Emotion #1: Exhaustion

I’m physically, mentally, and emotional beat. 6th graders take a lot out of you– so does planning for them, grading their work, cleaning up after them, managing them, loving them, and trying not to scream at them. A school year is just the right length– any longer and we would have all quit. Summer is what keeps us teaching, what keeps us sane.

Emotion #2: Sentimental

This is my first classroom. I’ve been in it for two years now. Both years were difficult in their own ways. Both years were fulfilling in their own ways as well. I may not be here next year. I just don’t know yet. I may be in another classroom down the hall, I may be in another school. But this will always be where I started, where I made my first mistakes, where I celebrated my first successes. This yellow elongated cave with no windows has been my home for two of the most challenging and rewarding years of my life. I’m going to miss this space.

So, as I count down to Friday (2 more days with kids and 1 without!) I’ve got a lot going on in my head. I warned the husband that this week I’d be running the gamut of emotions. I reminded him that last year I sobbed all of the way out the door. But then he reminded me of something. Brian reminded me that this year is different from last year, that everything would be different from now on.

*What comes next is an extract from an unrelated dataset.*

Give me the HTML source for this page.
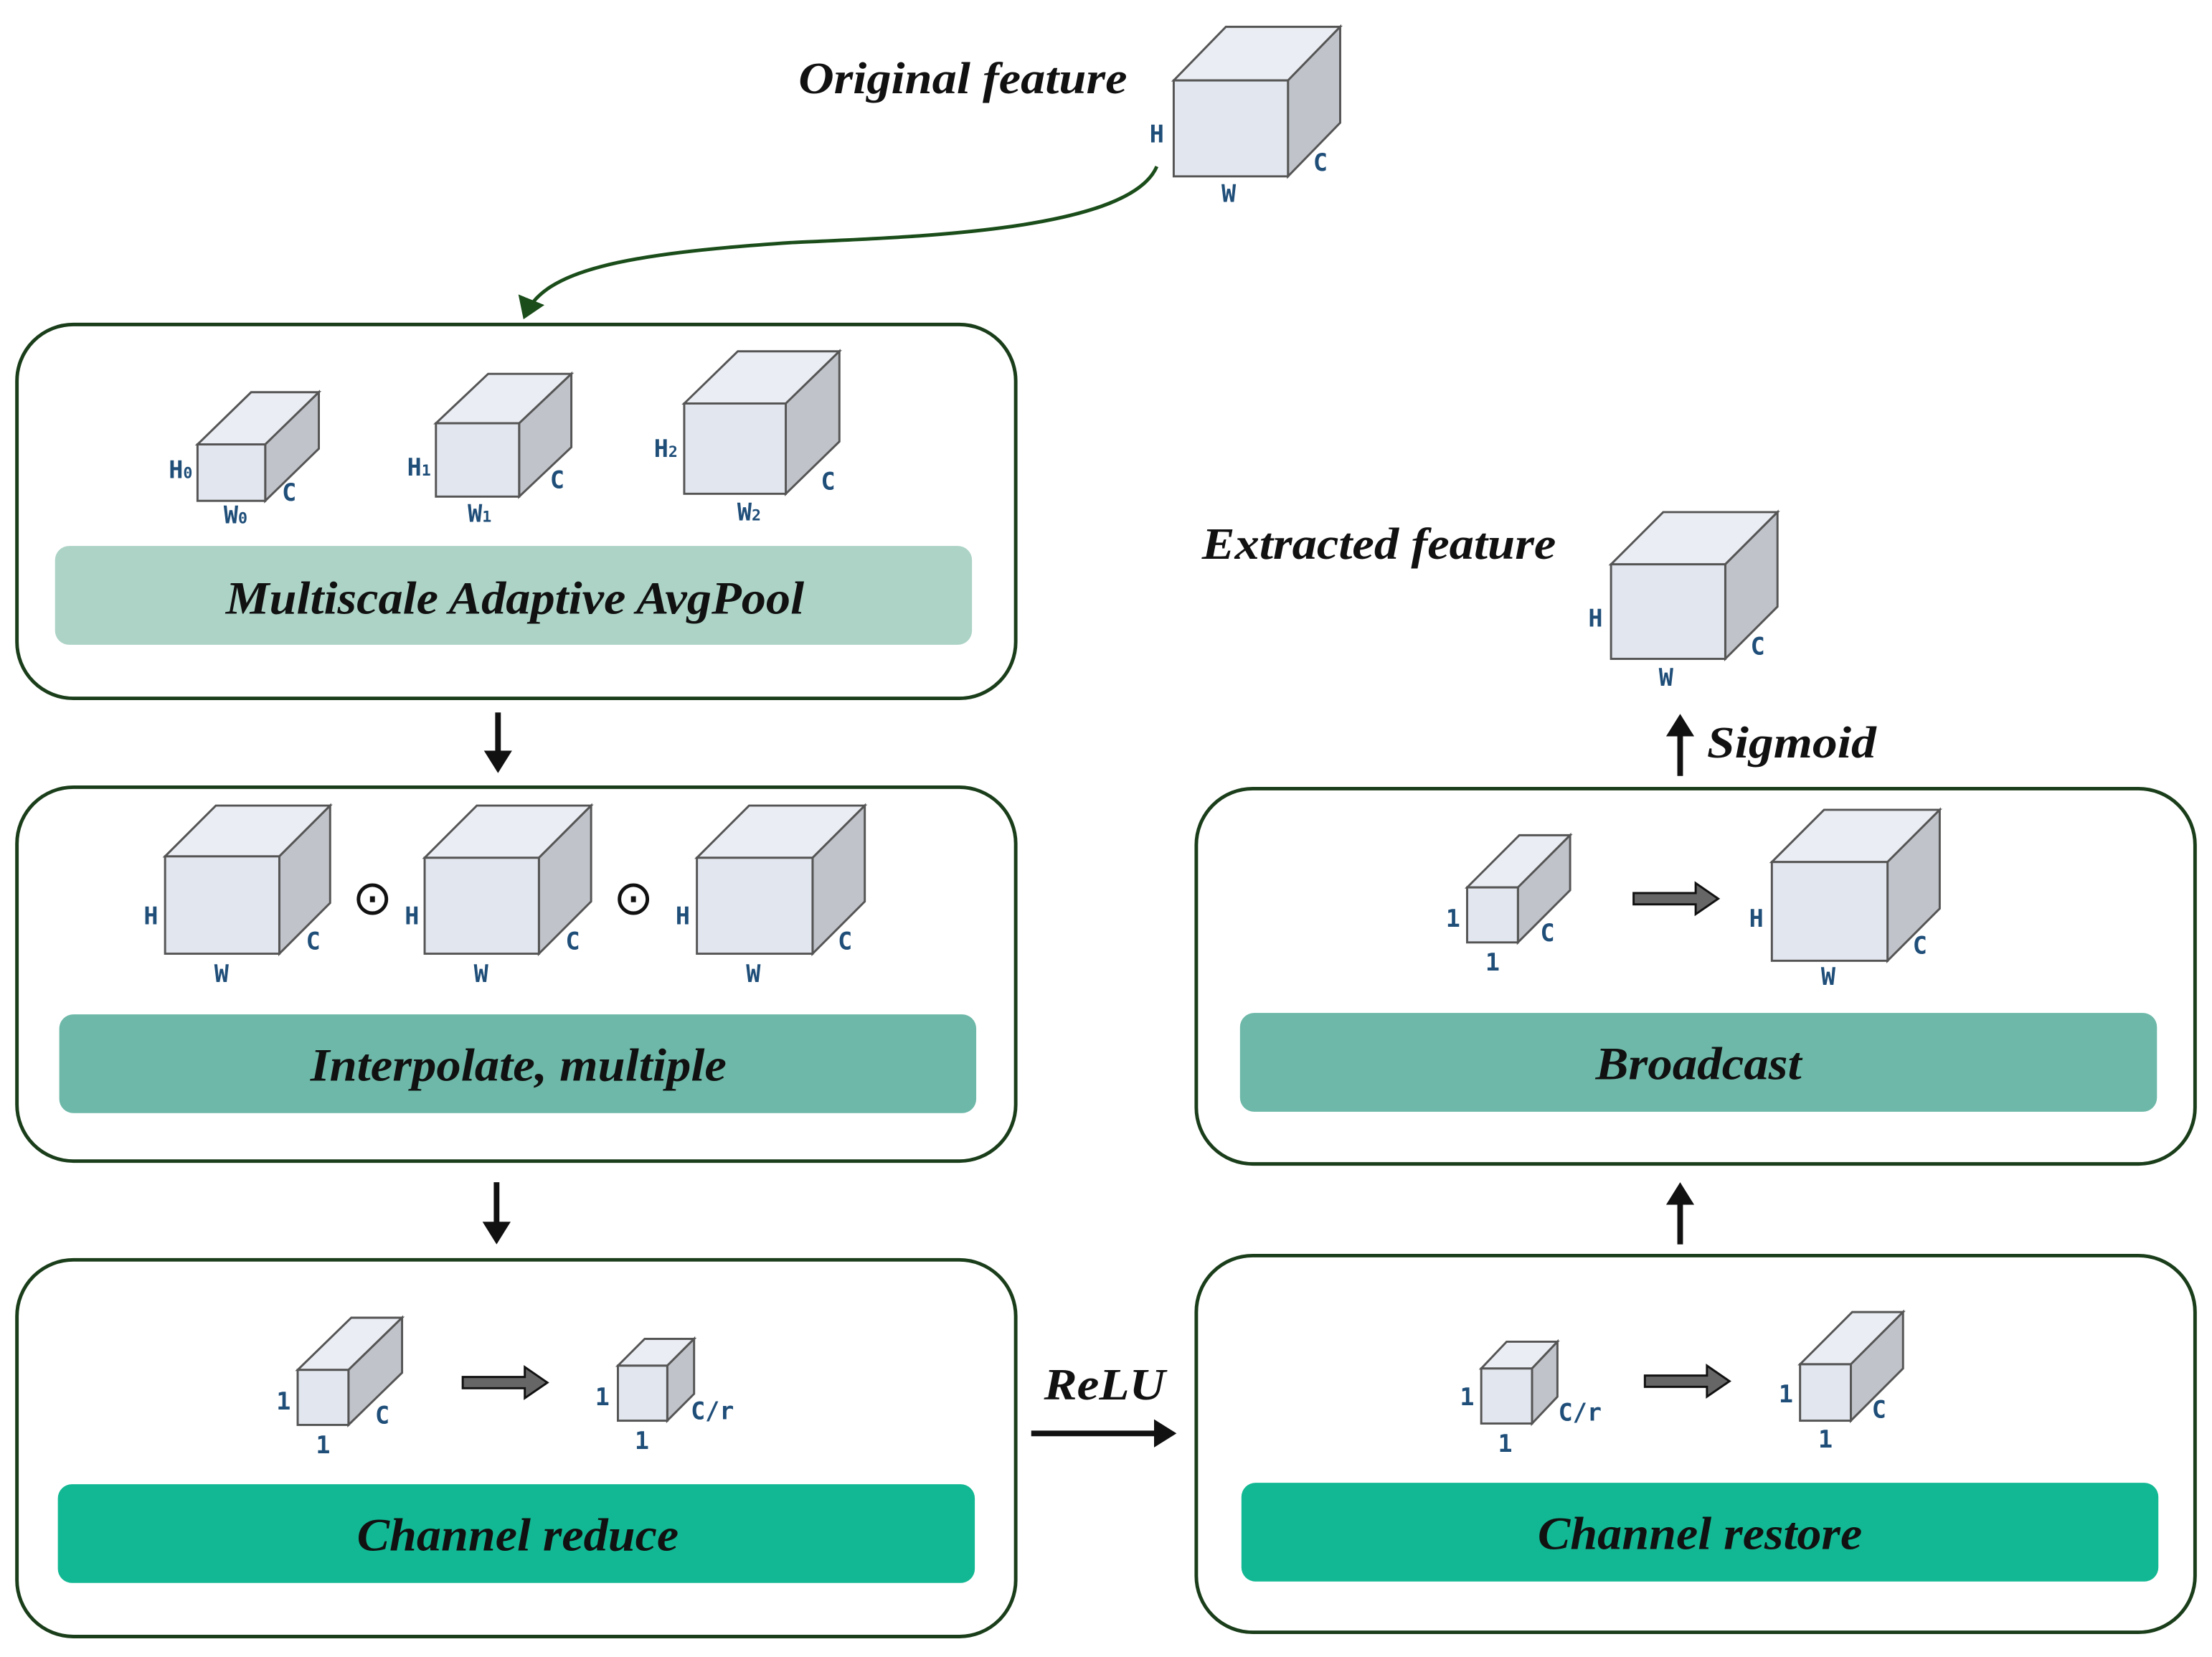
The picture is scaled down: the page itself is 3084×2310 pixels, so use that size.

True, I may not know what classroom or school or job I’ll be in next year. True, I’m saying goodbye to some of the craziest and most amazing students ever. True, that this week is hard and exhausting and a wee bit tumultuous. However, the difference now is that I have him. I have a husband who will always be there, no matter what or where I’m coming home from. I have a husband who will listen and console and celebrate with me. No matter what God has in store for me, I’m not alone in this journey. He also promised to put up with and love me this week through my insanity. And boy, am I glad of it!